** RECORD SET **
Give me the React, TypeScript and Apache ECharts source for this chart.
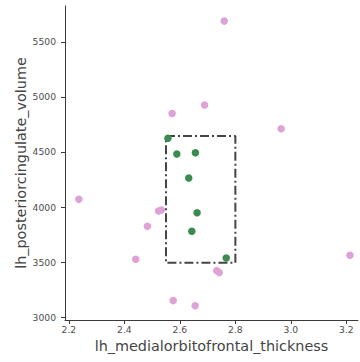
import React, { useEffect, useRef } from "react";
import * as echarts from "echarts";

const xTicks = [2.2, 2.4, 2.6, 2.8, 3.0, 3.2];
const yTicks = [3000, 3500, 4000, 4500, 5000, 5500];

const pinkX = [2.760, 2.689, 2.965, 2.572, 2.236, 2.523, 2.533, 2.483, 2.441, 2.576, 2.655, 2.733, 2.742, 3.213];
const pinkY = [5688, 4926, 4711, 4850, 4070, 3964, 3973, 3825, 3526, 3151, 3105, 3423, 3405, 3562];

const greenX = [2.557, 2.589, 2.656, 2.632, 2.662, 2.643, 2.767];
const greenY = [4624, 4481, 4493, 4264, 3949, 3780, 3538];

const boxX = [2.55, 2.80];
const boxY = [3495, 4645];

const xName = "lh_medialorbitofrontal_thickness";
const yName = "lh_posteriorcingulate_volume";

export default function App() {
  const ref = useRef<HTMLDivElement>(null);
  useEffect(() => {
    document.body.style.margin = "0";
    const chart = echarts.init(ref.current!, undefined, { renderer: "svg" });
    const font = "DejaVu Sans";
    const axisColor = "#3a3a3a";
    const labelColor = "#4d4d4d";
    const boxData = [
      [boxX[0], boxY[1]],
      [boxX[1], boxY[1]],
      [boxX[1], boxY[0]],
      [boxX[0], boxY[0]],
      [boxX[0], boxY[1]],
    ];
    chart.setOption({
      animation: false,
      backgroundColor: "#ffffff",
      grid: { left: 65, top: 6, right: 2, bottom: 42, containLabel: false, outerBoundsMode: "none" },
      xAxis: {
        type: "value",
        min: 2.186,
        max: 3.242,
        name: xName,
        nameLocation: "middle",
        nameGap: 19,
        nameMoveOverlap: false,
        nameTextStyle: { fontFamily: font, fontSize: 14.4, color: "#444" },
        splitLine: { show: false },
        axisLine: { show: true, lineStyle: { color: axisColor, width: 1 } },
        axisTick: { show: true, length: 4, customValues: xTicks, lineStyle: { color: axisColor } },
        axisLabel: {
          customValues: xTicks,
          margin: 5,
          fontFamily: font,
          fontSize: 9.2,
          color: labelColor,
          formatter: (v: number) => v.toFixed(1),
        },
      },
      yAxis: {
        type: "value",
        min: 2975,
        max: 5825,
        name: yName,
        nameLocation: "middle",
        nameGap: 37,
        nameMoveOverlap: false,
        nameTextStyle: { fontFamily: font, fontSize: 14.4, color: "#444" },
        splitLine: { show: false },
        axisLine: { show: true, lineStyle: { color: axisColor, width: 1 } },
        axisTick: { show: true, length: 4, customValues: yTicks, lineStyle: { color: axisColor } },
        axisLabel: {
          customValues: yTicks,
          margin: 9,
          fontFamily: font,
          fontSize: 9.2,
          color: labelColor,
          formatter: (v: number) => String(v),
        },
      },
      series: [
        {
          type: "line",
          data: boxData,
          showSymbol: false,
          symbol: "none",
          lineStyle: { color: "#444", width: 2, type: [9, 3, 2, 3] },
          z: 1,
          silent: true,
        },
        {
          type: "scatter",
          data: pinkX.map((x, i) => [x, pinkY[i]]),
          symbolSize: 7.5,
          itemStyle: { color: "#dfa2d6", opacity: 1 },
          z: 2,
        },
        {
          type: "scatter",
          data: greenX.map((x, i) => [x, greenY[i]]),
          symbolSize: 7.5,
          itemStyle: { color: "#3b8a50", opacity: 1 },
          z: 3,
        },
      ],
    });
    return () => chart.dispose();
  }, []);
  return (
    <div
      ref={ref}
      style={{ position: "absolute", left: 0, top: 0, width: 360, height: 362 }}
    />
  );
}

...

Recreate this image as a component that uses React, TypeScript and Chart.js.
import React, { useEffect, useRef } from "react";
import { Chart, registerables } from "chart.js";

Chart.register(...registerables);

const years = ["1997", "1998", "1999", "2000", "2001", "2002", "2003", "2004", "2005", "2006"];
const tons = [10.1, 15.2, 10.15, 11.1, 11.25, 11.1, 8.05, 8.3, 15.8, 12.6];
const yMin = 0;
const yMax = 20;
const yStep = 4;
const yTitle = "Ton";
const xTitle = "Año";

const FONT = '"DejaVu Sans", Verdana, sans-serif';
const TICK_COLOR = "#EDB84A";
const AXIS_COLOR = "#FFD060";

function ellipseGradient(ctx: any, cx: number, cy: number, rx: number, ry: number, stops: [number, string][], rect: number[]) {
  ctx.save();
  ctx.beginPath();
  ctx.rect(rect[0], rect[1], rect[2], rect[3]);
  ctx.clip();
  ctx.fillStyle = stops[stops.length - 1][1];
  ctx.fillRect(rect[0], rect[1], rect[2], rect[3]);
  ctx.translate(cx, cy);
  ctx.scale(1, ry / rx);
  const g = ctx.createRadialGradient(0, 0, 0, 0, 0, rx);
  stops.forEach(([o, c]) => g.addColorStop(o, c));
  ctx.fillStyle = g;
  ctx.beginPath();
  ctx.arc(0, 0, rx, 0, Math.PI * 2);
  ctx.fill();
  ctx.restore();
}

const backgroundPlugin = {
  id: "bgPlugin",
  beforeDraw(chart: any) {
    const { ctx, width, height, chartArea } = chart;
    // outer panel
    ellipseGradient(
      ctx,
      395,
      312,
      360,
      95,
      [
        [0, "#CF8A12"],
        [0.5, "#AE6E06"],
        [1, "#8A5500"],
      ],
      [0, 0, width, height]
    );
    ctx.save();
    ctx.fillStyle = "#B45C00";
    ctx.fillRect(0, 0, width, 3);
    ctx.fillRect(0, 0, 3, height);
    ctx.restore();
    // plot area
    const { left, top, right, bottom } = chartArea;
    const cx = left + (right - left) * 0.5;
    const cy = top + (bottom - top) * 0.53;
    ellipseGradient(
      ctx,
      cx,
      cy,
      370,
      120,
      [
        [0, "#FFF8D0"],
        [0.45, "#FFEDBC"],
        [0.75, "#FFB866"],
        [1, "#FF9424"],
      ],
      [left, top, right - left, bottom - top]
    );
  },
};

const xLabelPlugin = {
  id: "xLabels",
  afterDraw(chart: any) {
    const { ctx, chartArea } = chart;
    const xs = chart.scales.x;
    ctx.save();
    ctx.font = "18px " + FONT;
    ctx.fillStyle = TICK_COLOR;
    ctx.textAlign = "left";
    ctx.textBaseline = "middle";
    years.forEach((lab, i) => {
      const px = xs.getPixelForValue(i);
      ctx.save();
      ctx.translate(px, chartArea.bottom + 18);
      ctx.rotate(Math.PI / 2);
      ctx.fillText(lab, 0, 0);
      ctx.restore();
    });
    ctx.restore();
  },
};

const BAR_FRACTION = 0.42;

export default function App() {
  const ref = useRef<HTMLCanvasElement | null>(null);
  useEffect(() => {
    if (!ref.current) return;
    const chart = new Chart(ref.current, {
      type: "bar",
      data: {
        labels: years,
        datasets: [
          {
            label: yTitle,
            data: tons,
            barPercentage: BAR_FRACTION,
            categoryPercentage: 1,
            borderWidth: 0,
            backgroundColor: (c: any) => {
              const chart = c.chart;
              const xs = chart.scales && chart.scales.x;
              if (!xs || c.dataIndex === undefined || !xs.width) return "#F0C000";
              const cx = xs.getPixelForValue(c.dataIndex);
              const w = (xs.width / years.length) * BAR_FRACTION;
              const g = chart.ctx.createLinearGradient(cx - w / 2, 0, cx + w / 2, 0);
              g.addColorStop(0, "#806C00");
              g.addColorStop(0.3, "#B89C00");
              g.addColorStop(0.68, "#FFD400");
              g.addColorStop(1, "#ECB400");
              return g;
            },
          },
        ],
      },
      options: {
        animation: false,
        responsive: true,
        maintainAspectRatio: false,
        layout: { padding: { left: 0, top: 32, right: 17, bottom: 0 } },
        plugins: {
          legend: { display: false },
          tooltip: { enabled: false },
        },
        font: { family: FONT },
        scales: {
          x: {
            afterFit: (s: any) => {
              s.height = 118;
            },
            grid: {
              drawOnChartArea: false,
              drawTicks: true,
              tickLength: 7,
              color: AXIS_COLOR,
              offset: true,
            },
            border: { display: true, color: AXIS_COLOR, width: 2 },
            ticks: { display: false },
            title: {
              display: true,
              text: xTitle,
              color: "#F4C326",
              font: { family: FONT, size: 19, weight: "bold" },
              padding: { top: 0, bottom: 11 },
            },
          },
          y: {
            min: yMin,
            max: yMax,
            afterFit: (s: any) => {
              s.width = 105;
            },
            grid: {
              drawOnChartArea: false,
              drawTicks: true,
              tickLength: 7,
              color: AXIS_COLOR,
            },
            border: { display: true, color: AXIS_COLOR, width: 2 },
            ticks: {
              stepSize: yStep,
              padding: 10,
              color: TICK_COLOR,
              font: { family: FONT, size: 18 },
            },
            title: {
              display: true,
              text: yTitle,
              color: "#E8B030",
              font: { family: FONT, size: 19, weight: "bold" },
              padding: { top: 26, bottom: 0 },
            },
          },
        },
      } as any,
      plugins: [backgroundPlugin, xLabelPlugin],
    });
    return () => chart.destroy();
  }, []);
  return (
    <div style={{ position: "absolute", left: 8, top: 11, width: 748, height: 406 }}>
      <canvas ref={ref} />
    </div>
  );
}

** GOAL OF THE EXERCISE **
Using the data above, copy exactly the lines from the one containing "Give me the" to the one containing "const yTicks = [3000, 3500, 4000, 4500, 5000, 5500];", inclusive. Exclude the pictures.

** ANSWER TO THIS PROBLEM **
Give me the React, TypeScript and Apache ECharts source for this chart.
import React, { useEffect, useRef } from "react";
import * as echarts from "echarts";

const xTicks = [2.2, 2.4, 2.6, 2.8, 3.0, 3.2];
const yTicks = [3000, 3500, 4000, 4500, 5000, 5500];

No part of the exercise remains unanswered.